Starting at the first line of the entries, extract each line up to and including the one that contains "(s2a) -- (s2b);", but leave out the pictures.

(Plotting code records)
_ _ _ _
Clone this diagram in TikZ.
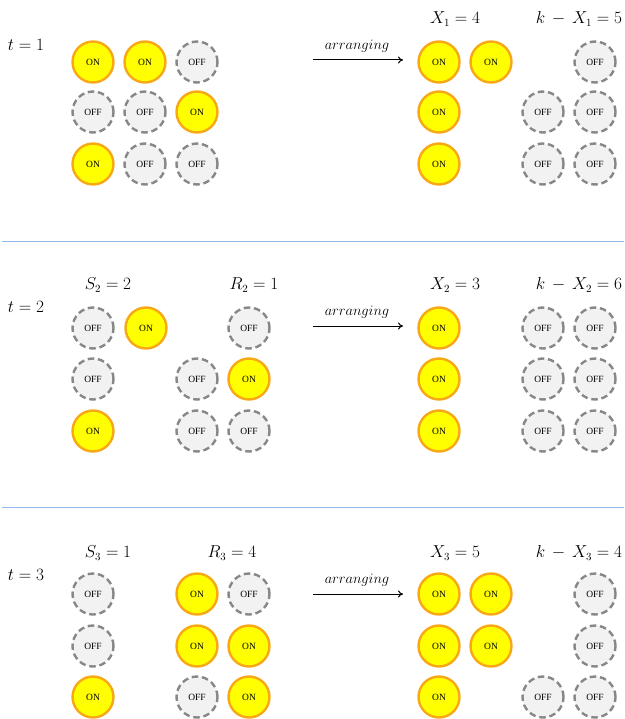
\documentclass[tikz,border=0pt]{standalone}
\usepackage{fontspec}
\newfontfamily\lampfont{Liberation Serif}
\usetikzlibrary{arrows.meta}
\definecolor{onfill}{RGB}{255,255,0}
\definecolor{ondraw}{RGB}{247,168,20}
\definecolor{offfill}{RGB}{242,242,242}
\definecolor{offdraw}{RGB}{135,135,135}
\definecolor{sepcol}{RGB}{150,185,235}
\tikzset{
  lamp/.style={circle, minimum size=41pt, inner sep=0pt, line width=2.4pt, font=\lampfont\fontsize{9.5}{10}\selectfont},
  onlamp/.style={lamp, fill=onfill, draw=ondraw},
  offlamp/.style={lamp, fill=offfill, draw=offdraw, dash pattern=on 6.5pt off 3.8pt},
  lbl/.style={font=\fontsize{16}{17}\selectfont, inner sep=0pt},
  tlbl/.style={font=\fontsize{18}{19}\selectfont, inner sep=0pt},
  arrlbl/.style={font=\fontsize{14.5}{15}\selectfont, inner sep=0pt},
  sep/.style={draw=sepcol, line width=1pt},
  arr/.style={-{To[length=5pt,width=7pt]}, line width=1pt},
}
\newcommand{\lampon}[3]{\node[onlamp] (#1) at (#2,#3) {ON};}
\newcommand{\lampoff}[3]{\node[offlamp] (#1) at (#2,#3) {OFF};}
\begin{document}
\begin{tikzpicture}[x=1pt,y=-1pt]
\useasboundingbox (0,0) rectangle (624,719);
% separators
\coordinate (s1a) at (2,241.5); \coordinate (s1b) at (624,241.5);
\coordinate (s2a) at (2,507.5); \coordinate (s2b) at (624,507.5);
\draw[sep] (s1a) -- (s1b);
\draw[sep] (s2a) -- (s2b);

% ===== t = 1 =====
\node[tlbl] (t1) at (26,45) {$t = 1$};
\node[lbl] (x1) at (455,19) {$X_1 = 4$};
\node[lbl] (k1) at (579,19) {$k \,-\, X_1 = 5$};
\lampon{a11}{93}{62} \lampon{a12}{145}{62} \lampoff{a13}{197}{62}
\lampoff{a21}{93}{112} \lampoff{a22}{145}{112} \lampon{a23}{197}{112}
\lampon{a31}{93}{164} \lampoff{a32}{145}{164} \lampoff{a33}{197}{164}
\coordinate (ar1s) at (313,60); \coordinate (ar1e) at (403,60);
\draw[arr] (ar1s) -- (ar1e);
\node[arrlbl] (al1) at (357,46) {$arranging$};
\lampon{b11}{439}{62} \lampon{b12}{491}{62} \lampoff{b14}{595}{62}
\lampon{b21}{439}{112} \lampoff{b23}{543}{112} \lampoff{b24}{595}{112}
\lampon{b31}{439}{164} \lampoff{b33}{543}{164} \lampoff{b34}{595}{164}

% ===== t = 2 =====
\node[tlbl] (t2) at (26,307) {$t = 2$};
\node[lbl] (s2) at (108,285) {$S_2 = 2$};
\node[lbl] (r2) at (254,285) {$R_2 = 1$};
\node[lbl] (x2) at (455,285) {$X_2 = 3$};
\node[lbl] (k2) at (579,285) {$k \,-\, X_2 = 6$};
\lampoff{c11}{93}{328} \lampon{c12}{146}{328} \lampoff{c14}{249}{328}
\lampoff{c21}{93}{379} \lampoff{c23}{197}{379} \lampon{c24}{249}{379}
\lampon{c31}{93}{431} \lampoff{c33}{197}{431} \lampoff{c34}{249}{431}
\coordinate (ar2s) at (313,326); \coordinate (ar2e) at (403,326);
\draw[arr] (ar2s) -- (ar2e);
\node[arrlbl] (al2) at (357,312) {$arranging$};
\lampon{d11}{439}{328} \lampoff{d13}{543}{328} \lampoff{d14}{595}{328}
\lampon{d21}{439}{379} \lampoff{d23}{543}{379} \lampoff{d24}{595}{379}
\lampon{d31}{439}{431} \lampoff{d33}{543}{431} \lampoff{d34}{595}{431}

% ===== t = 3 =====
\node[tlbl] (t3) at (26,575) {$t = 3$};
\node[lbl] (s3) at (108,553) {$S_3 = 1$};
\node[lbl] (r3) at (232,553) {$R_3 = 4$};
\node[lbl] (x3) at (455,553) {$X_3 = 5$};
\node[lbl] (k3) at (579,553) {$k \,-\, X_3 = 4$};
\lampoff{e11}{93}{594} \lampon{e13}{197}{594} \lampoff{e14}{249}{594}
\lampoff{e21}{93}{646} \lampon{e23}{197}{646} \lampon{e24}{249}{646}
\lampon{e31}{93}{697} \lampoff{e33}{197}{697} \lampon{e34}{249}{697}
\coordinate (ar3s) at (313,594); \coordinate (ar3e) at (403,594);
\draw[arr] (ar3s) -- (ar3e);
\node[arrlbl] (al3) at (357,580) {$arranging$};
\lampon{f11}{439}{594} \lampon{f12}{491}{594} \lampoff{f14}{595}{594}
\lampon{f21}{439}{646} \lampon{f22}{491}{646} \lampoff{f24}{595}{646}
\lampon{f31}{439}{697} \lampoff{f33}{543}{697} \lampoff{f34}{595}{697}
\end{tikzpicture}
\end{document}
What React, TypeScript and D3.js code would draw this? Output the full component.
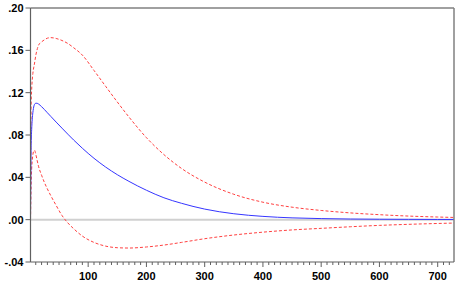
import React from "react";
import * as d3 from "d3";

const periods = [1,2,3,4,5,6,8,10,12,15,20,25,30,36,45,55,65,75,90,110,130,150,170,200,230,260,300,350,400,450,500,550,600,650,700,728];
const response = [0,0.068,0.085,0.095,0.101,0.105,0.109,0.110,0.110,0.1092,0.1068,0.1040,0.1010,0.0975,0.0922,0.0865,0.0808,0.0753,0.0675,0.0580,0.0497,0.0425,0.0362,0.0278,0.0207,0.0155,0.0100,0.0056,0.0031,0.0017,0.0010,0.0006,0.0004,0.0003,0.0002,0.0002];
const upperBand = [0,0.105,0.123,0.132,0.138,0.142,0.148,0.155,0.160,0.165,0.168,0.170,0.1715,0.172,0.1712,0.1693,0.1665,0.1625,0.1555,0.1410,0.1260,0.1112,0.0970,0.0775,0.0615,0.0485,0.0355,0.0240,0.0165,0.0118,0.0087,0.0064,0.0047,0.0034,0.0025,0.0021];
const lowerBand = [0,0.032,0.048,0.056,0.061,0.064,0.0655,0.062,0.057,0.050,0.042,0.035,0.029,0.0225,0.0135,0.004,-0.003,-0.0085,-0.0155,-0.0215,-0.025,-0.0265,-0.0268,-0.0258,-0.024,-0.0215,-0.018,-0.0145,-0.0118,-0.0097,-0.0082,-0.0067,-0.0054,-0.0044,-0.0036,-0.0032];
const yTicks = [-0.04, 0, 0.04, 0.08, 0.12, 0.16, 0.2];
const yTickLabels = ["-.04", ".00", ".04", ".08", ".12", ".16", ".20"];
const xMajorTicks = [100, 200, 300, 400, 500, 600, 700];
const xMinorTicks = d3.range(10, 728, 10);

export default function App() {
  const W = 458, H = 286;
  const left = 30.5, right = 454, top = 8, bottom = 262;
  const x = d3.scaleLinear().domain([1, 728]).range([left, right]);
  const y = d3.scaleLinear().domain([-0.04, 0.2]).range([bottom, top]);
  const line = (vals: number[]) =>
    d3.line<number>().x((_, i) => x(periods[i])).y((v) => y(v)).curve(d3.curveMonotoneX)(vals) || "";
  const font = "'Liberation Sans', Arial, sans-serif";
  return (
    <svg width={W} height={H} style={{ position: "absolute", left: 0, top: 0, background: "#fff" }}>
      <rect x={0} y={0} width={W} height={H} fill="#fff" />
      <line x1={left} x2={right} y1={y(0)} y2={y(0)} stroke="#d0d0d0" strokeWidth={2} />
      <path d={line(upperBand)} fill="none" stroke="#ff4040" strokeWidth={1} strokeDasharray="3,2" />
      <path d={line(lowerBand)} fill="none" stroke="#ff4040" strokeWidth={1} strokeDasharray="3,2" />
      <path d={line(response)} fill="none" stroke="#3535ff" strokeWidth={1} />
      <line x1={left} x2={right} y1={top} y2={top} stroke="#808080" strokeWidth={1.5} />
      <line x1={right} x2={right} y1={top} y2={bottom} stroke="#808080" strokeWidth={1.5} />
      <line x1={left} x2={left} y1={top} y2={bottom} stroke="#606060" strokeWidth={1.2} />
      <line x1={left} x2={right} y1={bottom} y2={bottom} stroke="#606060" strokeWidth={1.2} />
      {yTicks.map((t, i) => (
        <g key={i}>
          <line x1={left - 5} x2={left} y1={y(t)} y2={y(t)} stroke="#606060" strokeWidth={1} />
          <text x={left - 7} y={y(t) + 4} textAnchor="end" fontFamily={font} fontSize={11} fontWeight="bold" fill="#000">
            {yTickLabels[i]}
          </text>
        </g>
      ))}
      {xMinorTicks.map((t) => (
        <line key={t} x1={x(t)} x2={x(t)} y1={bottom} y2={bottom + (t % 100 === 0 ? 5 : 3)} stroke="#606060" strokeWidth={1} />
      ))}
      {xMajorTicks.map((t) => (
        <text key={t} x={x(t)} y={bottom + 17.5} textAnchor="middle" fontFamily={font} fontSize={11} fontWeight="bold" fill="#000">
          {t}
        </text>
      ))}
    </svg>
  );
}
_ _ _ _
Answer:
Clone this diagram in TikZ.
\documentclass[tikz,border=0pt]{standalone}
\usepackage{fontspec}
\newfontfamily\lampfont{Liberation Serif}
\usetikzlibrary{arrows.meta}
\definecolor{onfill}{RGB}{255,255,0}
\definecolor{ondraw}{RGB}{247,168,20}
\definecolor{offfill}{RGB}{242,242,242}
\definecolor{offdraw}{RGB}{135,135,135}
\definecolor{sepcol}{RGB}{150,185,235}
\tikzset{
  lamp/.style={circle, minimum size=41pt, inner sep=0pt, line width=2.4pt, font=\lampfont\fontsize{9.5}{10}\selectfont},
  onlamp/.style={lamp, fill=onfill, draw=ondraw},
  offlamp/.style={lamp, fill=offfill, draw=offdraw, dash pattern=on 6.5pt off 3.8pt},
  lbl/.style={font=\fontsize{16}{17}\selectfont, inner sep=0pt},
  tlbl/.style={font=\fontsize{18}{19}\selectfont, inner sep=0pt},
  arrlbl/.style={font=\fontsize{14.5}{15}\selectfont, inner sep=0pt},
  sep/.style={draw=sepcol, line width=1pt},
  arr/.style={-{To[length=5pt,width=7pt]}, line width=1pt},
}
\newcommand{\lampon}[3]{\node[onlamp] (#1) at (#2,#3) {ON};}
\newcommand{\lampoff}[3]{\node[offlamp] (#1) at (#2,#3) {OFF};}
\begin{document}
\begin{tikzpicture}[x=1pt,y=-1pt]
\useasboundingbox (0,0) rectangle (624,719);
% separators
\coordinate (s1a) at (2,241.5); \coordinate (s1b) at (624,241.5);
\coordinate (s2a) at (2,507.5); \coordinate (s2b) at (624,507.5);
\draw[sep] (s1a) -- (s1b);
\draw[sep] (s2a) -- (s2b);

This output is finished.